I pretty much keep a fire going 24/7, with it cooling off a bit overnight. When I checked the temperature of the walls (firebrick inserts) the other day, the read at 700 degrees, which I think would be good for baking, right?


I'm thinking about getting a few firebricks to put into the center of the fireplace, then build a good, hot fire. Then brush off the firebrick in the center and bake (or attempt, at least).


Any thoughts on that? If the sides and probably bottom bricks read 700 degrees, would that give me enough heat to bake a pizza?

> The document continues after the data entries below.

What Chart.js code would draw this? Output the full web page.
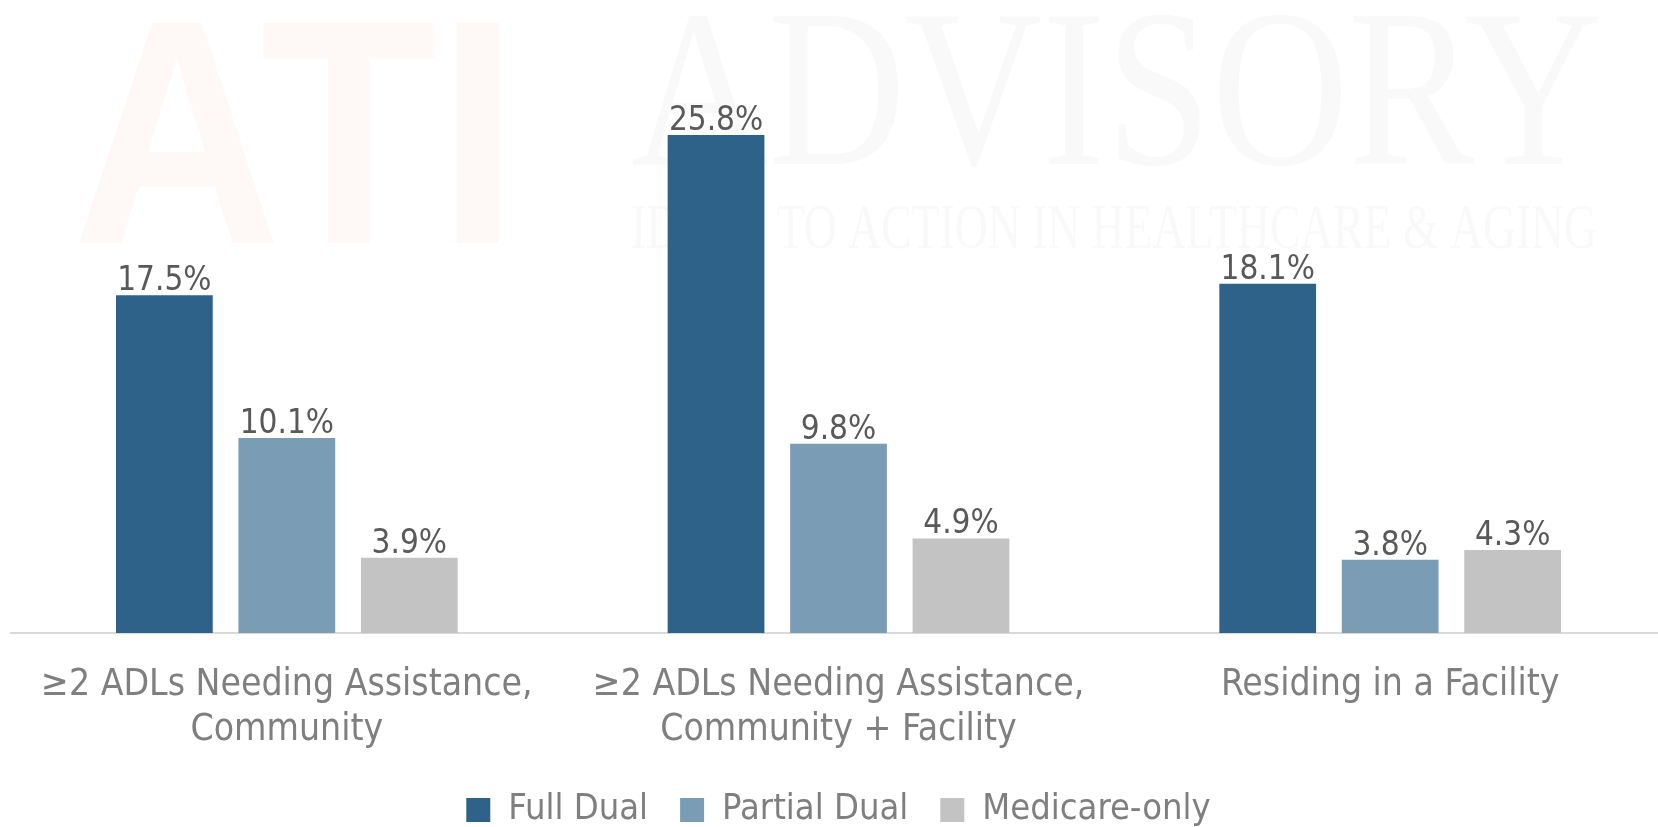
<!DOCTYPE html>
<html>
<head>
<meta charset="utf-8">
<script src="https://cdn.jsdelivr.net/npm/chart.js@4/dist/chart.umd.min.js"></script>
<style>
  html, body { margin: 0; padding: 0; background: #fff; overflow: hidden; }
  #wrap { position: relative; width: 1666px; height: 838px; }
</style>
</head>
<body>
<div id="wrap"><canvas id="chart"></canvas></div>
<script>
// categories and series
const categories = [
  ["≥2 ADLs Needing Assistance,", "Community"],
  ["≥2 ADLs Needing Assistance,", "Community + Facility"],
  "Residing in a Facility"
];
const seriesNames = ["Full Dual", "Partial Dual", "Medicare-only"];
const fullDual = [17.5, 25.8, 18.1];
const partialDual = [10.1, 9.8, 3.8];
const medicareOnly = [3.9, 4.9, 4.3];
const seriesColors = ["#2E6289", "#7A9DB5", "#C3C3C3"];

const FONT = '"DejaVu Sans Condensed", "DejaVu Sans", sans-serif';

// faint logo watermark behind the bars
function fitText(ctx, text, x, baseline, width) {
  const w = ctx.measureText(text).width;
  ctx.save();
  ctx.translate(x, baseline);
  ctx.scale(width / w, 1);
  ctx.fillText(text, 0, 0);
  ctx.restore();
}
const watermark = {
  id: "watermark",
  beforeDraw(chart) {
    const ctx = chart.ctx;
    ctx.save();
    ctx.textBaseline = "alphabetic";
    ctx.textAlign = "left";
    ctx.fillStyle = "#FEF9F7";
    ctx.font = 'bold 320px "Liberation Sans", sans-serif';
    fitText(ctx, "ATI", 72, 243, 446);
    ctx.fillStyle = "#F9F9F9";
    ctx.font = '224px "Liberation Serif", serif';
    fitText(ctx, "ADVISORY", 631, 164, 971);
    ctx.font = '63px "Liberation Serif", serif';
    fitText(ctx, "IDEAS TO ACTION IN HEALTHCARE & AGING", 631, 248, 966);
    ctx.restore();
  }
};

// value labels above bars
const valueLabels = {
  id: "valueLabels",
  afterDatasetsDraw(chart) {
    const ctx = chart.ctx;
    ctx.save();
    ctx.font = "33px " + FONT;
    ctx.fillStyle = "#595959";
    ctx.textAlign = "center";
    ctx.textBaseline = "alphabetic";
    chart.data.datasets.forEach((ds, i) => {
      chart.getDatasetMeta(i).data.forEach((bar, j) => {
        ctx.fillText(ds.data[j].toFixed(1) + "%", bar.x, bar.y - 5);
      });
    });
    ctx.restore();
  }
};

const ctx = document.getElementById("chart").getContext("2d");
new Chart(ctx, {
  type: "bar",
  data: {
    labels: categories,
    datasets: [fullDual, partialDual, medicareOnly].map((d, i) => ({
      label: seriesNames[i],
      data: d,
      backgroundColor: seriesColors[i],
      categoryPercentage: 0.666,
      barPercentage: 0.79
    }))
  },
  options: {
    responsive: true,
    maintainAspectRatio: false,
    animation: false,
    layout: { padding: { left: 11, top: 54, right: 0, bottom: 0 } },
    plugins: {
      legend: {
        position: "bottom",
        labels: {
          font: { family: FONT, size: 36 },
          color: "#7F7F7F",
          boxWidth: 24,
          boxHeight: 24,
          padding: 32
        }
      },
      tooltip: { enabled: false }
    },
    scales: {
      x: {
        grid: { display: false },
        border: { display: true, color: "#D9D9D9", width: 2 },
        ticks: {
          font: { family: FONT, size: 37, lineHeight: 1.22 },
          color: "#7F7F7F",
          padding: 22,
          maxRotation: 0,
          autoSkip: false
        },
        afterFit(scale) { scale.height = 127; }
      },
      y: {
        display: false,
        min: 0,
        max: 30
      }
    }
  },
  plugins: [watermark, valueLabels]
});
</script>
</body>
</html>
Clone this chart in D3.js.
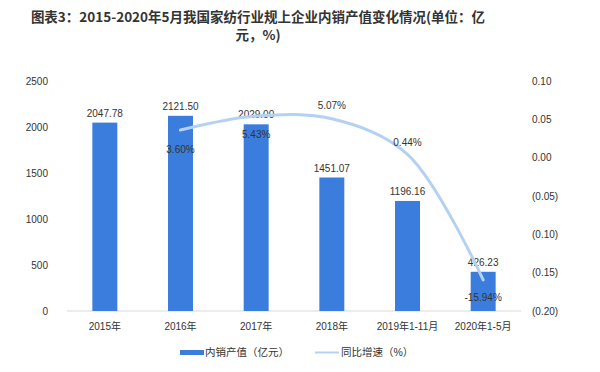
<!DOCTYPE html>
<html>
<head>
<meta charset="utf-8">
<script src="https://cdn.jsdelivr.net/npm/d3@7"></script>
<style>
  body { margin: 0; background: #fff; }
  svg text { font-family: "Liberation Sans", "Noto Sans CJK SC", sans-serif; fill: #333; }
</style>
</head>
<body>
<div id="viz"></div>
<script>
// Datos
let categorias = ['2015年', '2016年', '2017年', '2018年', '2019年1-11月', '2020年1-5月'];
let valores = [2047.78, 2121.50, 2029.00, 1451.07, 1196.16, 426.23];
let crecimiento = [null, 0.0360, 0.0543, 0.0507, 0.0044, -0.1594];
let ticksIzq = [0, 500, 1000, 1500, 2000, 2500];
let ticksDer = [-0.20, -0.15, -0.10, -0.05, 0.00, 0.05, 0.10];

let w = 600;
let h = 372;
let colorBarra = '#3b7ddd';
let colorLinea = '#b5d1f1';

let svg = d3.select('#viz')
    .append('svg')
        .attr('width', w)
        .attr('height', h);

// Título
let titulo = svg.append('text')
    .attr('text-anchor', 'middle')
    .style('font-size', '13.5px')
    .style('font-weight', 'bold')
    .style('font-family', '"Noto Sans CJK SC", sans-serif');
titulo.append('tspan').attr('x', 258).attr('y', 22)
    .text('图表3：2015-2020年5月我国家纺行业规上企业内销产值变化情况(单位：亿');
titulo.append('tspan').attr('x', 258).attr('y', 40)
    .text('元，%)');

// Escalas
let x = d3.scaleBand()
    .domain(categorias)
    .range([67, 521])
    .paddingInner(0.67)
    .paddingOuter(0.335);

let y = d3.scaleLinear()
    .domain([0, 2500])
    .range([311, 81]);

let y2 = d3.scaleLinear()
    .domain([-0.20, 0.10])
    .range([311, 81]);

// Eje izquierdo
svg.append('g')
    .selectAll('text')
    .data(ticksIzq)
    .enter().append('text')
        .attr('x', 48)
        .attr('y', d => y(d))
        .attr('dy', '0.35em')
        .attr('text-anchor', 'end')
        .style('font-size', '10px')
        .text(d => d);

// Eje derecho (formato contable)
let fmt = d3.format('.2f');
svg.append('g')
    .selectAll('text')
    .data(ticksDer)
    .enter().append('text')
        .attr('x', 532)
        .attr('y', d => y2(d))
        .attr('dy', '0.35em')
        .style('font-size', '10px')
        .text(d => d < -1e-9 ? '(' + fmt(-d) + ')' : fmt(Math.abs(d)));

// Línea base
svg.append('line')
    .attr('x1', 67).attr('x2', 521)
    .attr('y1', y(0)).attr('y2', y(0))
    .attr('stroke', '#d9d9d9')
    .attr('stroke-width', 1);

// Etiquetas eje X
svg.append('g')
    .selectAll('text')
    .data(categorias)
    .enter().append('text')
        .attr('x', d => x(d) + x.bandwidth() / 2)
        .attr('y', 330)
        .attr('text-anchor', 'middle')
        .style('font-size', '10px')
        .text(d => d);

// Barras
svg.selectAll('.barra')
    .data(valores)
    .enter().append('rect')
        .attr('class', 'barra')
        .attr('x', (d, i) => x(categorias[i]))
        .attr('width', x.bandwidth())
        .attr('y', d => y(d))
        .attr('height', d => y(0) - y(d))
        .attr('fill', colorBarra);

// Etiquetas de barras
svg.selectAll('.lbl-barra')
    .data(valores)
    .enter().append('text')
        .attr('class', 'lbl-barra')
        .attr('x', (d, i) => x(categorias[i]) + x.bandwidth() / 2)
        .attr('y', d => y(d) - 6)
        .attr('text-anchor', 'middle')
        .style('font-size', '10px')
        .text(d => d.toFixed(2));

// Línea de crecimiento
let puntos = crecimiento
    .map((v, i) => ({ cat: categorias[i], v: v }))
    .filter(p => p.v !== null);

let linea = d3.line()
    .x(p => x(p.cat) + x.bandwidth() / 2)
    .y(p => y2(p.v))
    .curve(d3.curveCatmullRom.alpha(0.5));

svg.append('path')
    .datum(puntos)
    .attr('d', linea)
    .attr('fill', 'none')
    .attr('stroke', colorLinea)
    .attr('stroke-width', 3)
    .attr('stroke-linecap', 'round');

// Etiquetas de crecimiento (arriba o abajo del punto)
let desplaz = { '2016年': 19, '2017年': 18, '2018年': -13, '2019年1-11月': -12, '2020年1-5月': 18 };
svg.selectAll('.lbl-linea')
    .data(puntos)
    .enter().append('text')
        .attr('class', 'lbl-linea')
        .attr('x', p => x(p.cat) + x.bandwidth() / 2)
        .attr('y', p => y2(p.v) + desplaz[p.cat])
        .attr('dy', '0.35em')
        .attr('text-anchor', 'middle')
        .style('font-size', '10px')
        .text(p => (p.v * 100).toFixed(2) + '%');

// Leyenda
let leyenda = svg.append('g');
leyenda.append('rect')
    .attr('x', 180).attr('y', 350)
    .attr('width', 24).attr('height', 5)
    .attr('fill', colorBarra);
leyenda.append('text')
    .attr('x', 205).attr('y', 352.5)
    .attr('dy', '0.35em')
    .style('font-size', '10.5px')
    .text('内销产值（亿元）');
leyenda.append('line')
    .attr('x1', 315).attr('x2', 339)
    .attr('y1', 352.5).attr('y2', 352.5)
    .attr('stroke', colorLinea)
    .attr('stroke-width', 2);
leyenda.append('text')
    .attr('x', 341).attr('y', 352.5)
    .attr('dy', '0.35em')
    .style('font-size', '10.5px')
    .text('同比增速（%）');
</script>
</body>
</html>
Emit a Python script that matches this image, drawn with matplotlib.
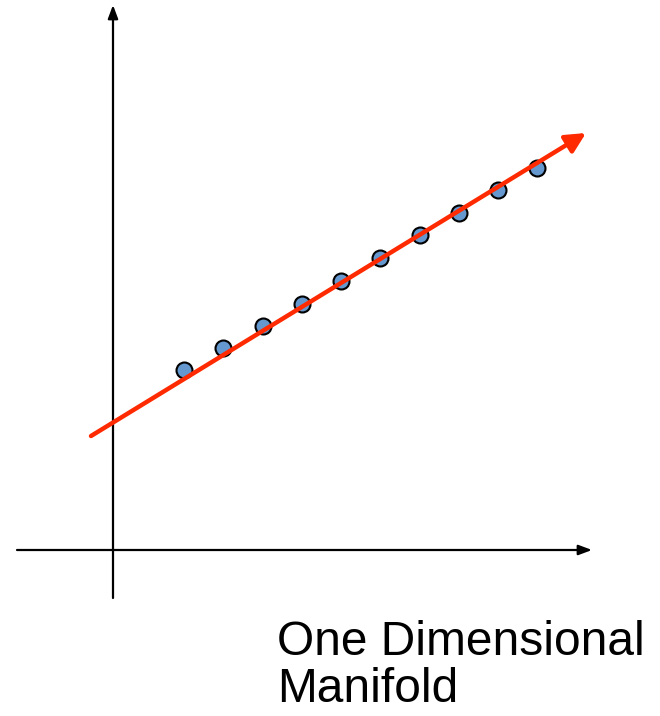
import matplotlib.pyplot as plt

# sample points lying near a line (x right, y up, origin at axes crossing)
pts_x = [7.1, 11.0, 15.0, 18.9, 22.8, 26.7, 30.7, 34.6, 38.5, 42.4]
pts_y = [18.0, 20.2, 22.4, 24.6, 26.9, 29.2, 31.5, 33.7, 36.0, 38.2]

# fitted manifold (arrow start / end)
line_x = [-2.2, 47.3]
line_y = [11.4, 41.7]

label_lines = ['One Dimensional', 'Manifold']

fig = plt.figure(figsize=(6.6, 7.16), dpi=100)
ax = fig.add_axes([0, 0, 1, 1])
ax.set_xlim(-11.3, 54.7)
ax.set_ylim(-16.6, 55.0)
ax.axis('off')

# coordinate axes
ax.annotate('', xy=(47.9, 0), xytext=(-9.6, 0),
            arrowprops=dict(arrowstyle='-|>,head_length=0.8,head_width=0.3',
                            color='black', lw=1.6, shrinkA=0, shrinkB=0))
ax.annotate('', xy=(0, 54.5), xytext=(0, -4.8),
            arrowprops=dict(arrowstyle='-|>,head_length=0.8,head_width=0.3',
                            color='black', lw=1.6, shrinkA=0, shrinkB=0))

ax.plot(pts_x, pts_y, 'o', ms=11.5, mfc='#6598CE', mec='black', mew=1.5, zorder=3)

ax.annotate('', xy=(line_x[1], line_y[1]), xytext=(line_x[0], line_y[0]),
            arrowprops=dict(arrowstyle='-|>,head_length=1.2,head_width=0.6',
                            color='#FF2A00', lw=3.2, shrinkA=0, shrinkB=0),
            zorder=4)

ax.text(16.4, -10.5, label_lines[0], fontsize=34.5, family='Liberation Sans', va='baseline')
ax.text(16.4, -15.2, label_lines[1], fontsize=34.5, family='Liberation Sans', va='baseline')

fig.savefig('out.png', dpi=100)
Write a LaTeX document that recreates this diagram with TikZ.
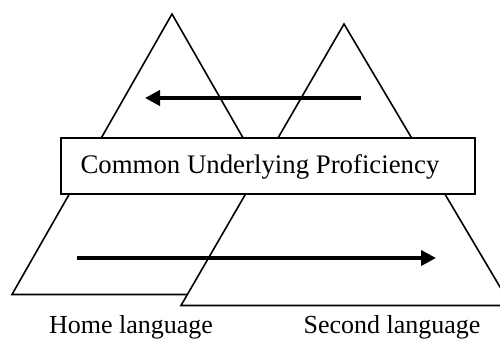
\documentclass[tikz,border=0pt]{standalone}
\usepackage{fontspec}
\setmainfont{Liberation Serif}
\usetikzlibrary{arrows.meta}
\begin{document}
\begin{tikzpicture}[x=1pt,y=-1pt,
  side/.style={line width=1.6pt, line join=miter},
  transfer/.style={line width=3.8pt, -{Triangle[length=15pt,width=15pt]}},
  cupbox/.style={draw, line width=1.6pt, fill=white, minimum width=414pt, minimum height=56pt, inner sep=0pt},
  langlabel/.style={anchor=base, inner sep=0pt, font=\fontsize{26pt}{30pt}\selectfont}]
  \useasboundingbox (0,0) rectangle (500,338);
  \begin{scope}
    \clip (0,0) rectangle (500,338);
    % home-language triangle (only the visible parts)
    \draw[side] (187,294.5) -- (12,294.5) -- (172,14) -- (250,150);
    % second-language triangle
    \draw[side] (181,305.5) -- (344,24) -- (511,305.5) -- cycle;
  \end{scope}
  % transfer arrows
  \coordinate (topstart) at (361,98);
  \coordinate (topend) at (145,98);
  \coordinate (botstart) at (77,258);
  \coordinate (botend) at (436,258);
  \draw[transfer] (topstart) -- (topend);
  \draw[transfer] (botstart) -- (botend);
  % common underlying proficiency box
  \node[cupbox] (cup) at (268,166) {};
  \node[langlabel, font=\fontsize{26.8pt}{30pt}\selectfont] (cuptext) at (260,173.3) {Common Underlying Proficiency};
  % language labels
  \node[langlabel] (home) at (131,333.5) {Home language};
  \node[langlabel] (second) at (392,333.5) {Second language};
\end{tikzpicture}
\end{document}
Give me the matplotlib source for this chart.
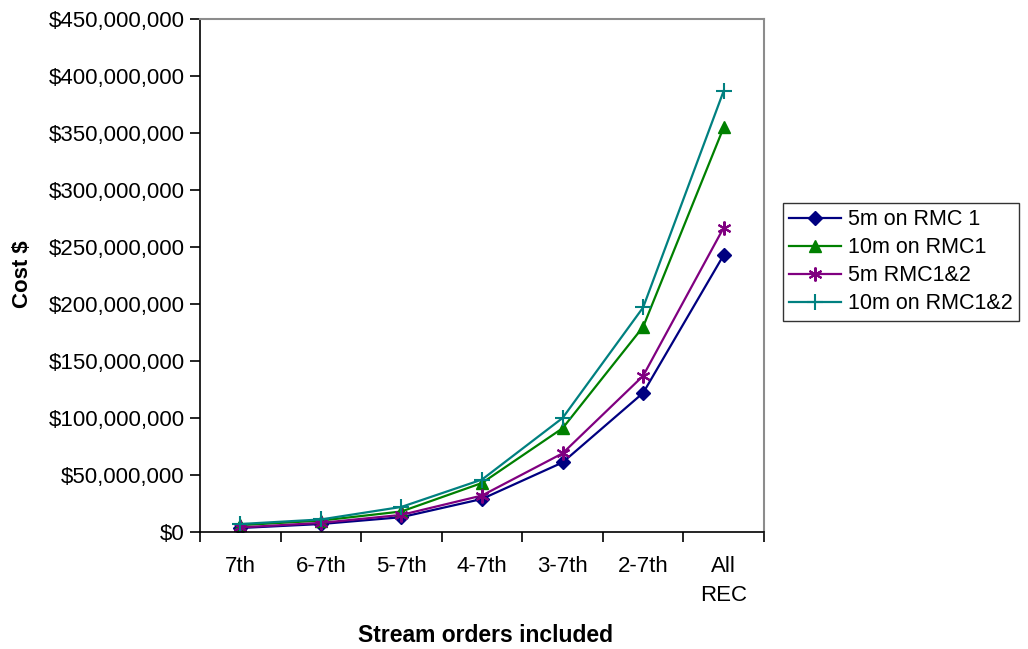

Would it be dangerous to add some firebricks to the center of the fireplace? I'm guessing it would be about 10x10 inches and maybe 3 inches high (or less, if I need to lay the bricks flat).


Any input is greatly appreciated.


Stephan

Thomas Parr's picture
Thomas Parr

I initially toyed with the idea of building an oven using Kiko Denzer's book as a guide. Very informative, and instead of using clay, I drew out a caternary arch and used that as the design for my oven using "Denzer's" recommendations for the door etc.  It was relatively inexpensive to build and withstands the cold climate of Ontario where I live.  The base below was excavated down 4 ft to inhibit heaving from frost, which is our biggest concern living in a climate of 7 months almost of winter.


This is a picture of my oven completed two years ago with old reclaimed "clay" bricks.  It works great and gives off a bit of smoke initially until the oven temperature comes up.  Then there is no problem.  The cover is to protect the outer whitwash from rain and snow as I didn't want it to degrade.  As well as the bricks I have covered the bricks with aluminum foil to prevent the outer 2" concrete layer from sticking to the bricks thereby preventing any damage from expansion.  Over that, there is two (2) 2" layers of thermal insulation using perlite, cement, and clay.  The base is made up of 3/4" plywood, mounted on 4 x 4 pressure treated posts bolted together using 6 x 6" timbers, followed by concrete board and about 40 - 50 stubby beer bottles laid on their sides in a matrix of clay, cement and planer shavings.  This is followed by a 2" clay, sand mixture with 2 1/2" fire brick floor on top.